Men often walk out scot-free of a troubled relationship. Things are a lot easier for them, but it isn’t quite as easy for a woman. She faces some serious issues even when she tries getting on her own feet.
At the panel discussion, at the launch of the book, we learn from celebrated filmmaker Shikha Makan, that women are looked upon as mere objects of sex, that could taint the man’s thoughts. “At first, it took my sister and I a lot of time to get an apartment on rent. A couple of months after settling in, I got back home from work a little late in the night to find that the security guard staring lecherously at me. I urged my male friend to come up to my apartment and drop me home. Little did I know that I was inviting chaos. In just a few minutes of settling in, I got a call stating that the building secretary wanted to meet with me (at that odd hour). At first I wondered what happened, and later he started accusing me for the most unconceivable things (He almost thought I was running a brothel in a residential complex). I phoned my father. He flew down to meet with the building secretary. The secretary suddenly turned tables stating, he was only worried about our security! This type of incident happens with number single girls trying to live on their own.
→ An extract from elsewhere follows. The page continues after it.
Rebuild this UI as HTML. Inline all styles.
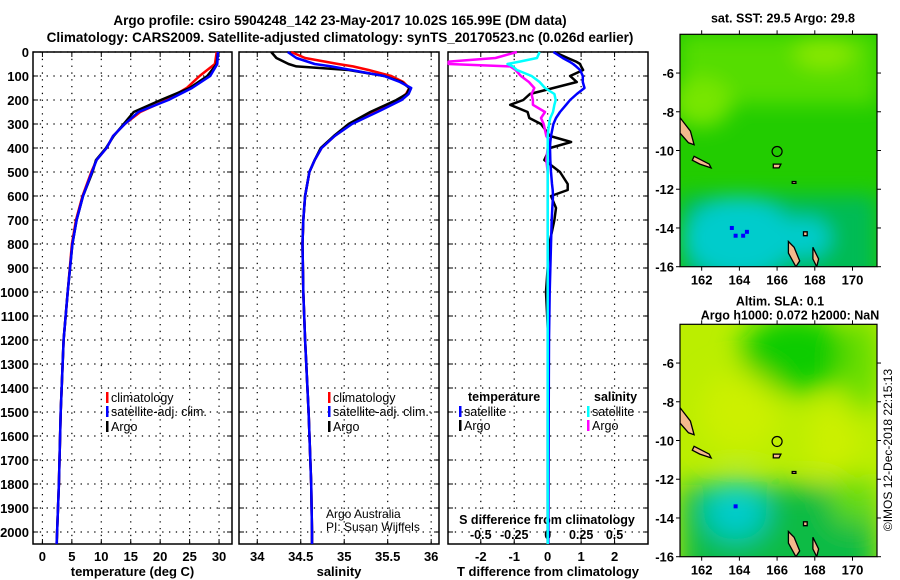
<!DOCTYPE html>
<html><head><meta charset="utf-8">
<style>
body{margin:0;background:#fff;}
svg{display:block;font-family:"Liberation Sans",sans-serif;font-weight:bold;}
</style></head>
<body>
<svg id="c" width="900" height="580" xmlns="http://www.w3.org/2000/svg">
<text x="340" y="25" font-size="13.5" text-anchor="middle">Argo profile: csiro 5904248_142 23-May-2017 10.02S 165.99E (DM data)</text>
<text x="340" y="42" font-size="13.5" text-anchor="middle">Climatology: CARS2009. Satellite-adjusted climatology: synTS_20170523.nc (0.026d earlier)</text>
<g id="p1"></g>
<g id="p2"></g>
<g id="p3"></g>
<g id="m1"></g>
<g id="m2"></g>
<text transform="translate(892,450) rotate(-90)" font-size="12" font-weight="normal" text-anchor="middle">©IMOS 12-Dec-2018 22:15:13</text>
</svg>
<script>
// ---- data ----
const depthT = [0,50,100,150,200,250,300,350,400,450,500,600,700,800,1000,1200,1500,1800,2000,2050];
const tempClim = [29.6,29.3,26.7,24.5,21.1,16.6,14.0,12.0,10.9,9.2,8.3,6.8,5.7,5.0,4.3,3.6,3.1,2.8,2.5,2.4];
const tempSat  = [29.8,29.7,28.5,25.4,21.4,16.3,14.0,12.0,10.9,9.2,8.4,6.9,5.8,5.1,4.3,3.6,3.1,2.8,2.5,2.4];
const tempArgo = [29.8,29.6,28.0,25.0,20.1,15.5,13.8,12.1,10.8,9.1,8.5,6.9,5.8,5.1,4.3,3.6,3.1,2.8,2.5,2.45];
const depthS = [0,25,50,60,75,100,125,150,175,200,250,300,350,400,450,500,600,700,800,1000,1200,1500,1800,2000,2050];
const salClim = [34.39,34.55,34.93,35.10,35.28,35.54,35.68,35.75,35.71,35.62,35.35,35.08,34.89,34.74,34.66,34.60,34.55,34.53,34.52,34.53,34.55,34.59,34.62,34.63,34.63];
const salSat  = [34.35,34.45,34.66,34.85,35.08,35.46,35.64,35.77,35.74,35.66,35.38,35.09,34.89,34.74,34.66,34.60,34.55,34.53,34.52,34.53,34.55,34.59,34.62,34.63,34.63];
const salArgo = [34.16,34.22,34.36,34.45,35.05,35.46,35.66,35.75,35.72,35.60,35.30,35.05,34.88,34.73,34.66,34.60,34.55,34.53,34.52,34.53,34.55,34.59,34.62,34.63,34.63];
const depthD = [0,25,40,50,60,75,100,125,150,175,200,220,250,275,300,350,375,400,450,500,550,575,600,650,700,800,1000,1200,1500,2000,2050];
const dTSat  = [0.17,0.45,0.65,0.76,0.85,0.97,1.05,1.05,1.10,0.87,0.67,0.55,0.37,0.25,0.17,0.10,0.08,0.07,0.08,0.10,0.13,0.15,0.16,0.14,0.12,0.10,0.06,0.04,0.03,0.02,0.02];
const dTArgo = [0.2,0.6,0.85,0.97,1.0,1.06,0.67,0.87,0.17,-0.53,-0.73,-1.12,-0.6,-0.55,-0.2,0.07,0.7,0.07,-0.1,0.37,0.6,0.6,0.1,0.25,0.2,0.05,-0.05,0.02,0.0,0.0,0.0];
const dSArgo = [-0.23,-0.39,-0.74,-0.74,-0.28,-0.24,-0.2,-0.14,-0.1,-0.12,-0.11,-0.11,-0.02,-0.05,-0.03,-0.01,0.02,0.0,-0.01,0.0,0.0,0.0,0.0,0.0,0.0,0.0,0.0,0.0,0.0,0.0,0.0];
const dSSat  = [-0.06,-0.08,-0.21,-0.30,-0.26,-0.23,-0.12,-0.06,-0.02,0.05,0.06,0.05,0.04,0.02,0.01,0.0,0.0,0.0,0.0,0.0,0.0,0.0,0.0,0.0,0.0,0.0,0.0,0.0,0.0,0.0,0.0];
const depthTicks = [0,100,200,300,400,500,600,700,800,900,1000,1100,1200,1300,1400,1500,1600,1700,1800,1900,2000];
const tempTicks = [0,5,10,15,20,25,30];
const salTicks = [34,34.5,35,35.5,36];
const salTickLabels = ["34","34.5","35","35.5","36"];
const dTTicks = [-2,-1,0,1,2];
const dSTicks = [-0.5,-0.25,0,0.25,0.5];
const dSTickLabels = ["-0.5","-0.25","0","0.25","0.5"];
const lonTicks = [162,164,166,168,170];
const latTicks = [-6,-8,-10,-12,-14,-16];

const NS="http://www.w3.org/2000/svg";
function mk(parent,tag,attrs,text){const e=document.createElementNS(NS,tag);for(const k in attrs)e.setAttribute(k,attrs[k]);if(text!==undefined)e.textContent=text;parent.appendChild(e);return e;}
const top0=52, bot0=544;
const yD = d => top0 + d*(bot0-top0)/2050;

function panel(g,x0,x1,xmin,xmax,ticks,labels,title,showY,name){
  const xs = v => x0 + (v-xmin)/(xmax-xmin)*(x1-x0);
  // grid
  depthTicks.forEach(d=>{
    const l=mk(g,'line',{x1:x0,x2:x1,y1:yD(d),y2:yD(d),stroke:'#000','stroke-width':1.2,'stroke-dasharray':'1.3 5.5'});
    
    
    mk(g,'line',{x1:x0,x2:x0+5,y1:yD(d),y2:yD(d),stroke:'#000'});
    mk(g,'line',{x1:x1-5,x2:x1,y1:yD(d),y2:yD(d),stroke:'#000'});
    if(showY){const t=mk(g,'text',{x:x0-4,y:yD(d)+5,'font-size':13,'text-anchor':'end'},String(d));
      
      }
  });
  ticks.forEach((v,i)=>{
    const l=mk(g,'line',{x1:xs(v),x2:xs(v),y1:top0,y2:bot0,stroke:'#000','stroke-width':1.2,'stroke-dasharray':'1.3 5.5'});
    
    
    mk(g,'line',{x1:xs(v),x2:xs(v),y1:bot0,y2:bot0-5,stroke:'#000'});
    mk(g,'line',{x1:xs(v),x2:xs(v),y1:top0,y2:top0+5,stroke:'#000'});
    if(labels){const t=mk(g,'text',{x:xs(v),y:561,'font-size':13,'text-anchor':'middle'},labels[i]);
      
      }
  });
  const r=mk(g,'rect',{x:x0,y:top0,width:x1-x0,height:bot0-top0,fill:'none',stroke:'#000','stroke-width':1.5});
  
  
  const t=mk(g,'text',{x:(x0+x1)/2,y:576,'font-size':13,'text-anchor':'middle'},title);
  
  
  return xs;
}
function series(g,xs,vals,depths,color,w,name){
  const pts=vals.map((v,i)=>xs(v).toFixed(1)+','+yD(depths[i]).toFixed(1)).join(' ');
  const p=mk(g,'polyline',{points:pts,fill:'none',stroke:color,'stroke-width':w,'stroke-linejoin':'round'});
  
  
}
function legend(g,x,y,color,label,name){
  mk(g,'rect',{x:x,y:y-10,width:2.5,height:11,fill:color});
  const t=mk(g,'text',{x:x+5,y:y,'font-size':12.5,'font-weight':'normal'},label);
  
  
}
// panel 1
const g1=document.getElementById('p1');
const xT=panel(g1,33,232,-1.6,32.2,tempTicks,tempTicks.map(String),'temperature (deg C)',true,'temperature-panel');
series(g1,xT,tempClim,depthT,'#f00',2.5,'temp-climatology-line');
series(g1,xT,tempArgo,depthT,'#000',2.5,'temp-argo-line');
series(g1,xT,tempSat,depthT,'#00f',2.5,'temp-satellite-line');
legend(g1,106,402,'#f00','climatology','legend-climatology');
legend(g1,106,416,'#00f','satellite-adj. clim.','legend-satellite');
legend(g1,106,431,'#000','Argo','legend-argo');
// panel 2
const g2=document.getElementById('p2');
const xS=panel(g2,239,439,33.79,36.09,salTicks,salTickLabels,'salinity',false,'salinity-panel');
series(g2,xS,salClim,depthS,'#f00',2.5,'sal-climatology-line');
series(g2,xS,salArgo,depthS,'#000',2.5,'sal-argo-line');
series(g2,xS,salSat,depthS,'#00f',2.5,'sal-satellite-line');
legend(g2,328,402,'#f00','climatology','legend-climatology-2');
legend(g2,328,416,'#00f','satellite-adj. clim.','legend-satellite-2');
legend(g2,328,431,'#000','Argo','legend-argo-2');
let t1=mk(g2,'text',{x:326,y:518,'font-size':12,'font-weight':'normal'},'Argo Australia');

let t2=mk(g2,'text',{x:326,y:531,'font-size':12,'font-weight':'normal'},'PI: Susan Wijffels');

// panel 3
const g3=document.getElementById('p3');
const xDT=panel(g3,448,648,-2.98,3.0,dTTicks,dTTicks.map(String),'T difference from climatology',false,'difference-panel');
const xDS = v => xDT(v*4);
dSTicks.forEach((v,i)=>{const t=mk(g3,'text',{x:xDS(v),y:539,'font-size':12.5,'text-anchor':'middle'},dSTickLabels[i]);
  });
let st=mk(g3,'text',{x:547,y:524,'font-size':12.5,'text-anchor':'middle'},'S difference from climatology');

series(g3,xDT,dTArgo,depthD,'#000',2.5,'dt-argo-line');
series(g3,xDS,dSArgo,depthD,'#f0f',2.5,'ds-argo-line');
series(g3,xDT,dTSat,depthD,'#00f',2.5,'dt-satellite-line');
series(g3,xDS,dSSat,depthD,'#0ff',2.5,'ds-satellite-line');
let lt=mk(g3,'text',{x:468,y:401,'font-size':12.5},'temperature');
let ls=mk(g3,'text',{x:594,y:401,'font-size':12.5},'salinity');
legend(g3,459,416,'#00f','satellite','legend-t-satellite');
legend(g3,459,430,'#000','Argo','legend-t-argo');
legend(g3,587,416,'#0ff','satellite','legend-s-satellite');
legend(g3,587,430,'#f0f','Argo','legend-s-argo');

// maps
function map(id,top,bot,kind,t1,t2){
  const g=document.getElementById(id);
  const x0=680,x1=877;
  const lx=v=>x0+(v-160.85)/(171.3-160.85)*(x1-x0);
  const ly=v=>top+(-4-v)/12*(bot-top);
  const cid='clip'+id;
  const cp=mk(g,'clipPath',{id:cid});mk(cp,'rect',{x:x0,y:top,width:x1-x0,height:bot-top});
  const gg=mk(g,'g',{'clip-path':'url(#'+cid+')'});
  const defs=mk(g,'defs',{});
  const bl=mk(defs,'filter',{id:'bl'+id});mk(bl,'feGaussianBlur',{stdDeviation:kind==1?10:14});
  if(kind==1){
    mk(gg,'rect',{x:x0,y:top,width:x1-x0,height:bot-top,fill:'#22cc00'});
    const b=mk(gg,'g',{filter:'url(#bl'+id+')'});
    mk(b,'rect',{x:x0,y:top,width:x1-x0,height:70,fill:'#55dd00'});
    mk(b,'ellipse',{cx:lx(162),cy:ly(-7.5),rx:30,ry:25,fill:'#77e600'});
    mk(b,'ellipse',{cx:lx(168.5),cy:ly(-5),rx:30,ry:15,fill:'#88e800'});
    mk(b,'rect',{x:x0,y:ly(-12.3),width:x1-x0,height:100,fill:'#00bb55'});
    mk(b,'ellipse',{cx:lx(164),cy:ly(-14.5),rx:55,ry:40,fill:'#00cccc'});
    mk(b,'ellipse',{cx:lx(167.5),cy:ly(-14.5),rx:25,ry:20,fill:'#00cccc'});
    [[163.6,-14],[163.8,-14.4],[164.2,-14.4],[164.4,-14.2]].forEach(p=>mk(gg,'rect',{x:lx(p[0])-2,y:ly(p[1])-2,width:4,height:4,fill:'#00f'}));
  } else {
    mk(gg,'rect',{x:x0,y:top,width:x1-x0,height:bot-top,fill:'#bbee00'});
    const b=mk(gg,'g',{filter:'url(#bl'+id+')'});
    mk(b,'ellipse',{cx:lx(167),cy:ly(-5.5),rx:55,ry:40,fill:'#11cc00'});
    mk(b,'ellipse',{cx:lx(170.5),cy:ly(-6),rx:20,ry:50,fill:'#66dd00'});
    mk(b,'ellipse',{cx:lx(164),cy:ly(-8.5),rx:40,ry:40,fill:'#ccf000'});
    mk(b,'ellipse',{cx:lx(169),cy:ly(-10),rx:25,ry:40,fill:'#ccf000'});
    mk(b,'rect',{x:x0,y:ly(-12.3),width:x1-x0,height:110,fill:'#11bb44'});
    mk(b,'ellipse',{cx:lx(170),cy:ly(-13),rx:20,ry:25,fill:'#66dd00'});
    mk(b,'ellipse',{cx:lx(163.8),cy:ly(-13.6),rx:32,ry:30,fill:'#00cccc'});
    mk(gg,'rect',{x:lx(163.8)-2,y:ly(-13.4)-2,width:4,height:4,fill:'#00f'});
  }
  const isl=[[[160.85,-8.3],[161.4,-9.0],[161.6,-9.7],[161.3,-9.6],[160.85,-9.1]],
    [[161.6,-10.3],[162.4,-10.7],[162.5,-10.9],[161.9,-10.7],[161.5,-10.5]],
    [[165.8,-10.7],[166.2,-10.7],[166.1,-10.9],[165.8,-10.9]],
    [[166.6,-14.7],[166.9,-15.0],[167.2,-15.7],[167.0,-16],[166.6,-15.3]],
    [[167.9,-15.0],[168.2,-15.6],[168.1,-16],[167.9,-15.6]],
    [[167.4,-14.2],[167.6,-14.2],[167.6,-14.4],[167.4,-14.4]],
    [[166.8,-11.6],[167.0,-11.6],[167.0,-11.7],[166.8,-11.7]]];
  isl.forEach(p=>{const s=mk(gg,'polygon',{points:p.map(q=>lx(q[0]).toFixed(1)+','+ly(q[1]).toFixed(1)).join(' '),fill:'#f4b98c',stroke:'#000','stroke-width':1.3});
    });
  const c=mk(g,'circle',{cx:lx(166),cy:ly(-10.05),r:5,fill:'none',stroke:'#000','stroke-width':1.2});
  
  mk(g,'rect',{x:x0,y:top,width:x1-x0,height:bot-top,fill:'none',stroke:'#000','stroke-width':1.2});
  lonTicks.forEach(v=>{mk(g,'line',{x1:lx(v),x2:lx(v),y1:bot,y2:bot+4,stroke:'#000'});mk(g,'line',{x1:lx(v),x2:lx(v),y1:top,y2:top-4,stroke:'#000'});
    const t=mk(g,'text',{x:lx(v),y:bot+18,'font-size':13,'text-anchor':'middle'},String(v));
    });
  latTicks.forEach(v=>{mk(g,'line',{x1:x0-4,x2:x0,y1:ly(v),y2:ly(v),stroke:'#000'});mk(g,'line',{x1:x1,x2:x1+4,y1:ly(v),y2:ly(v),stroke:'#000'});
    const t=mk(g,'text',{x:x0-6,y:ly(v)+5,'font-size':13,'text-anchor':'end'},String(v));
    });
  if(t2){const a=mk(g,'text',{x:780,y:top-19,'font-size':12.5,'text-anchor':'middle'},t1);
    const b=mk(g,'text',{x:790,y:top-5,'font-size':12.5,'text-anchor':'middle'},t2);}
  else{const a=mk(g,'text',{x:783,y:top-12,'font-size':12.5,'text-anchor':'middle'},t1);}
}
map('m1',34.3,266.7,1,'sat. SST: 29.5 Argo: 29.8',null);
map('m2',324.3,556.7,2,'Altim. SLA: 0.1','Argo h1000: 0.072 h2000: NaN');
</script>
</body></html>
Even Tanuja Chandra, the celebrated film director, comes across some stunning feminist instances. Take the film ‘Queen’ for instance. The film gives insight on the life of a simple city bred girl, coming from a middle class family, and gets dumped by the man for no reason; days before she’s to wed him. The film is simple, but is significantly moving.
Gauri Sawant was born as Ganesh Sawant into a conservative Pune-based family. When Gauri learnt of her effeminate side, she decided to leave her home and started with ‘Sakhi Char Chawghi’, an organization that promotes safe sex for transgenders. Over the years, Gauri has been one of the few transgender people who relentlessly fights for transgender rights even though the same has been recognized as a third sex by the Indian Constitution in 2013. Gauri mothers a 16 year-old daughter, and firmly believes, “Motherhood is a feeling that can be experienced by a man, woman, or even by people like me! It is a beautiful feeling that gets nurtured from time to time.”
Ghazal Dhaliwal who is a screenwriter, has pretty much experienced many hardships even during her transition. She has scripted films such as ‘Lipstick under my Burkha’ (A strong feminist film), and ‘Wazir’. Ghazal started out as ‘Gunraj’, but stood with the biggest decision of her life and underwent a sex change. The transformations brought forth several questions. But Ghazal stood tall, even at the lowest ebb in her life and rose beautifully.
The above-mentioned panel members were present at the book launch, and were wonderfully moderated by Sarah Jacob, Senior Editor, and host of ‘We the People’ on NDTV.
The ‘House of Nomads’ (Taj Lands End, Mumbai) came alive that evening with a fantastic panel discussion involving all the eminent characters in the book. The potent #StatusSingle cocktail enlivened the spirits further.